It doesn’t seem to matter what consumers think about electric cars, the media can’t stop talking about them.
CNN recharged the topic on March 15 in a video package entitled “When the road charges your electric car.”
In that video for the “tech” section of its website, CNN Money reporter
David Goldman interviewed Mitchell Olszewski of Oak Ridge National
Laboratory on a (at this point mostly hypothetical) concept for charging
electric car batteries by installing magnetic coils in roads.
The
coils would generate a magnetic field when another coil, on the
underside of an electric car, passed over it, which could be converted
into energy to power the car.
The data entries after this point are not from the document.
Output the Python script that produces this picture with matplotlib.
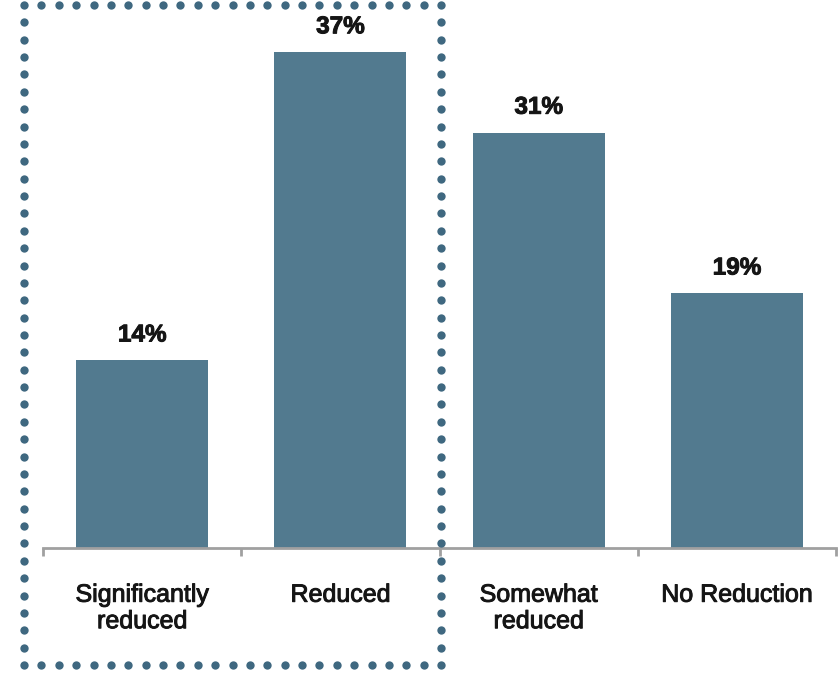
import matplotlib
matplotlib.use("Agg")
import matplotlib.pyplot as plt
from matplotlib.lines import Line2D
import matplotlib.patheffects as pe
import numpy as np

categories = ["Significantly\nreduced", "Reduced", "Somewhat\nreduced", "No Reduction"]
values = [14, 37, 31, 19]
value_labels = ["14%", "37%", "31%", "19%"]

bar_color = "#527a8f"
frame_color = "#3f6880"
text_color = "#151515"

fig = plt.figure(figsize=(8.38, 6.75), dpi=100)
W, H = 838, 675
ax = fig.add_axes([43 / W, (H - 548) / H, 793 / W, 536 / H])

x = [i + 0.5 for i in range(len(values))]
ax.bar(x, values, width=0.667, color=bar_color, zorder=2)
ax.set_xlim(0, len(values))
ax.set_ylim(0, 40)

thicken = [pe.withStroke(linewidth=0.7, foreground=text_color)]

for xi, v, lab in zip(x, values, value_labels):
    ax.annotate(lab, (xi, v), xytext=(0, 10), textcoords="offset points",
                ha="center", va="bottom", fontsize=17.5, fontweight="bold",
                family="Liberation Sans", color=text_color,
                path_effects=thicken)

for s in ["top", "right", "left"]:
    ax.spines[s].set_visible(False)
ax.spines["bottom"].set_color("#a0a0a0")
ax.spines["bottom"].set_linewidth(2)
ax.set_yticks([])
ax.set_xticks(range(len(values) + 1))
ax.set_xticklabels([])
ax.tick_params(axis="x", length=6, width=2, color="#a0a0a0", direction="out")

for xi, cat in zip(x, categories):
    ax.annotate(cat, (xi, 0), xytext=(0, -25), textcoords="offset points",
                ha="center", va="top", fontsize=18,
                family="Liberation Sans", color=text_color, linespacing=1.13,
                path_effects=thicken)

# dotted frame around the first two categories, built from evenly spaced dots
left, right, top, bottom = 24, 441, 5, 665
step = 17.4


def edge(p0, p1):
    n = max(1, int(round(np.hypot(p1[0] - p0[0], p1[1] - p0[1]) / step)))
    t = np.arange(n) / n
    return p0[0] + (p1[0] - p0[0]) * t, p0[1] + (p1[1] - p0[1]) * t


corners = [(left, top), (right, top), (right, bottom), (left, bottom), (left, top)]
px, py = [], []
for a, b in zip(corners[:-1], corners[1:]):
    ex, ey = edge(a, b)
    px.extend(ex)
    py.extend(ey)
px = np.array(px) / W
py = 1 - np.array(py) / H
frame = Line2D(px, py, transform=fig.transFigure, linestyle="none",
               marker="o", markersize=6, markeredgewidth=0,
               markerfacecolor=frame_color)
fig.add_artist(frame)

fig.savefig("out.png", dpi=100, facecolor="white")
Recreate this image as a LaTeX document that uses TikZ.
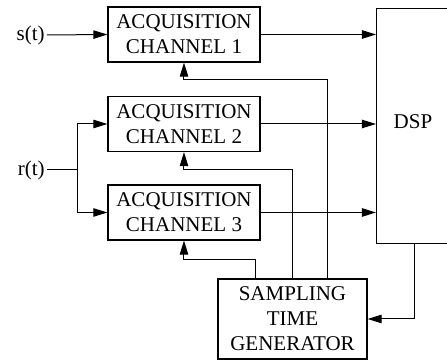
\documentclass[tikz,border=0pt]{standalone}
\usepackage{fontspec}
\setmainfont{Liberation Serif}
\newfontfamily\blkfont{Liberation Serif}
\usetikzlibrary{arrows.meta,calc,positioning}

\begin{document}
\begin{tikzpicture}[x=0.5pt,y=-0.5pt,
  blk/.style={draw,line width=0.6pt,align=center,inner sep=0pt,
    font=\blkfont\fontsize{10.5}{12.5}\selectfont},
  chan/.style={blk,minimum width=76pt,minimum height=27.5pt},
  arr/.style={-{Triangle[length=7pt,width=4.2pt]},line width=0.5pt},
  lbl/.style={font=\blkfont\fontsize{10.5}{12.5}\selectfont,inner sep=1pt}]
\useasboundingbox (0,0) rectangle (447,362);

% blocks
\node[chan] (ch1) at (184,34.5) {ACQUISITION\\CHANNEL 1};
\node[chan] (ch2) at (184,124) {ACQUISITION\\CHANNEL 2};
\node[chan] (ch3) at (184,212.5) {ACQUISITION\\CHANNEL 3};
\node[blk,minimum width=37pt,minimum height=117.5pt,anchor=north west] (dsp) at (376,8) {};
\node[lbl] (dsplbl) at (413,122) {DSP};
\node[blk,minimum width=74.5pt,minimum height=40pt] (stg) at (292.5,319) {SAMPLING\\TIME\\GENERATOR};

% inputs
\node[lbl,anchor=east] (s) at (47,35) {s(t)};
\node[lbl,anchor=east] (r) at (47,170) {r(t)};
\coordinate (split) at (78,170);

\draw[arr] (s.east) -- (ch1.west);
\draw[line width=0.5pt] (r.east) -- (split);
\draw[arr] (split) |- (ch2.west);
\draw[arr] (split) |- (ch3.west);

% channels to DSP
\draw[arr] (ch1.east) -- (ch1.east -| dsp.west);
\draw[arr] (ch2.east) -- (ch2.east -| dsp.west);
\draw[arr] (ch3.east) -- (ch3.east -| dsp.west);

% sampling clocks
\coordinate (t1) at ($(stg.north)+(35.5,0)$);
\coordinate (t2) at (stg.north);
\coordinate (t3) at ($(stg.north)+(-36.5,0)$);
\draw[arr] (t1) |- ($(ch1.south)+(0,17)$) -- (ch1.south);
\draw[arr] (t2) |- ($(ch2.south)+(0,17)$) -- (ch2.south);
\draw[arr] (t3) |- ($(ch3.south)+(0,19)$) -- (ch3.south);

% DSP control
\draw[arr] ($(dsp.south)+(1,0)$) |- (stg.east);
\end{tikzpicture}
\end{document}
According to Olszewski, this could solve
the problem of heavy batteries in electric cars and low limits to the
distance that can be driven by such vehicles. The final version of this
technology is still at least 12 to 18 months away.
The
video felt more like a thinly veiled advertisement than a news package,
especially given its one-sided nature. Only Olszewski was interviewed,
no hard questions were asked and no critics were included to point out
potential problems with the idea.
At
least Goldman asked about cost. According to Olszewski, the
installation of these coils would cost somewhere around $800,000 per
mile of road for an “E-way.” But it was unclear whether that is on top
of the millions it already costs to build highways. Still Olszewski
thinks such roads are a good idea: “We believe that investing that kind
of money to free us from the dependency on oil is probably a fairly wise
investment. Goldman didn’t challenge that view or supply any rebuttal.
Taxpayers;
however, might disagree. CNN failed to mention that Oak Ridge National
Laboratory (which is itself a leftover from the Manhattan project) is
funded by the Department of Energy and therefore, tax dollars.
This
kind of one-sided reporting on “green” energy projects and electric
cars in particular is common in the media. Back in 2010, the Business
and Media Institute found that ABC, CBS and NBC were shamelessly
continuing to cheer the rise of the electric car and the fall of the
SUV, even while sales reflected the exact opposite.